Beulah had a beautiful buckling last night at 8:30. She didn't make it. He was stuck for two hours and passed during her csection. But her buckling is doing great and I think will make it. I'm beyond devastated right now with the loss of my beloved Beulah, but this little guy hopefully will bring some joy back for me. My dog, Petie has taken over as surrogate mom lol he loves the little baby. So gentle and sweet to him.


----------



## JML Farms (Jan 1, 2021)

So sorry about Beulah. I’m glad at least you were able to save her son. Best wishes.


----------



## GoofyGoat (Sep 21, 2018)

He’s such a handsome little guy! He’ll keep you busy that’s for sure.
He’ll be a great companion to your other boy once he’s big enough to hold his own.
He’s Beulah’s gift to you, he’ll bring you a lot of joy.


----------



## bisonviewfarm (Apr 2, 2015)

I'm so sorry about Beulah  . She left you a handsome little guy.


----------



## wheel-bear-o (Jul 6, 2020)

I am grieving for you so much about Beulah. But it was obvious to all of us that you made her very happy. 

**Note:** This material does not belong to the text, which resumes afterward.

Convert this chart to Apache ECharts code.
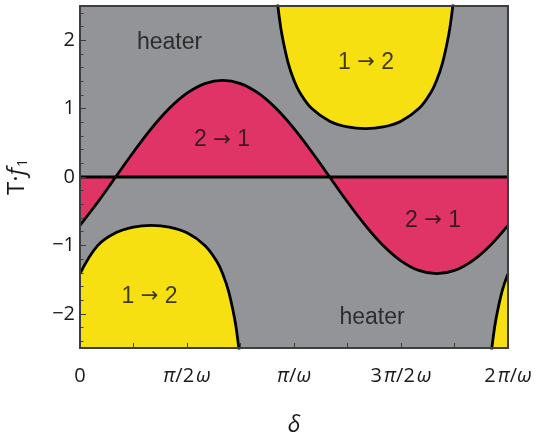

This little guy is so cute. I love his mask and I'm so glad you have a piece of her!


----------



## Lindsay1983 (Jan 28, 2021)

Thank you all. He’s a sweet little guy just like his mama was. His tail wags all the time and he and my dog are already best friends. My dog is mothering him and taking good care of him. I’m so happy he’s ok!


----------



## Lindsay1983 (Jan 28, 2021)




----------



## toth boer goats (Jul 20, 2008)

So sorry for your loss. 

What a cute kid.


----------



## Tanya (Mar 31, 2020)

And how is Beulahs little boy? He looks so cute and healthy. How are you doing?


----------



## Ivy Green Farms (Mar 5, 2021)

I’m so sorry to hear about your loss! So glad the little guy survived to continue her legacy, I hope he brings you much love and entertainment


----------



## JML Farms (Jan 1, 2021)

How's Beulah's baby doing?


----------



## Lindsay1983 (Jan 28, 2021)

He's doing great!! I ended up selling him to a good friend of mine, so I can see him whenever I want. And they send me pics too. He's very loved and growing fast! He's such a sweet boy. 
Bennys new parents also have two dogs. One is a bulldog and he always wants to share bennys bottle lol! You can see Benny in the background of this pic.


----------



## Tanya (Mar 31, 2020)

So glad you could home him.


----------



## toth boer goats (Jul 20, 2008)

Cute.


----------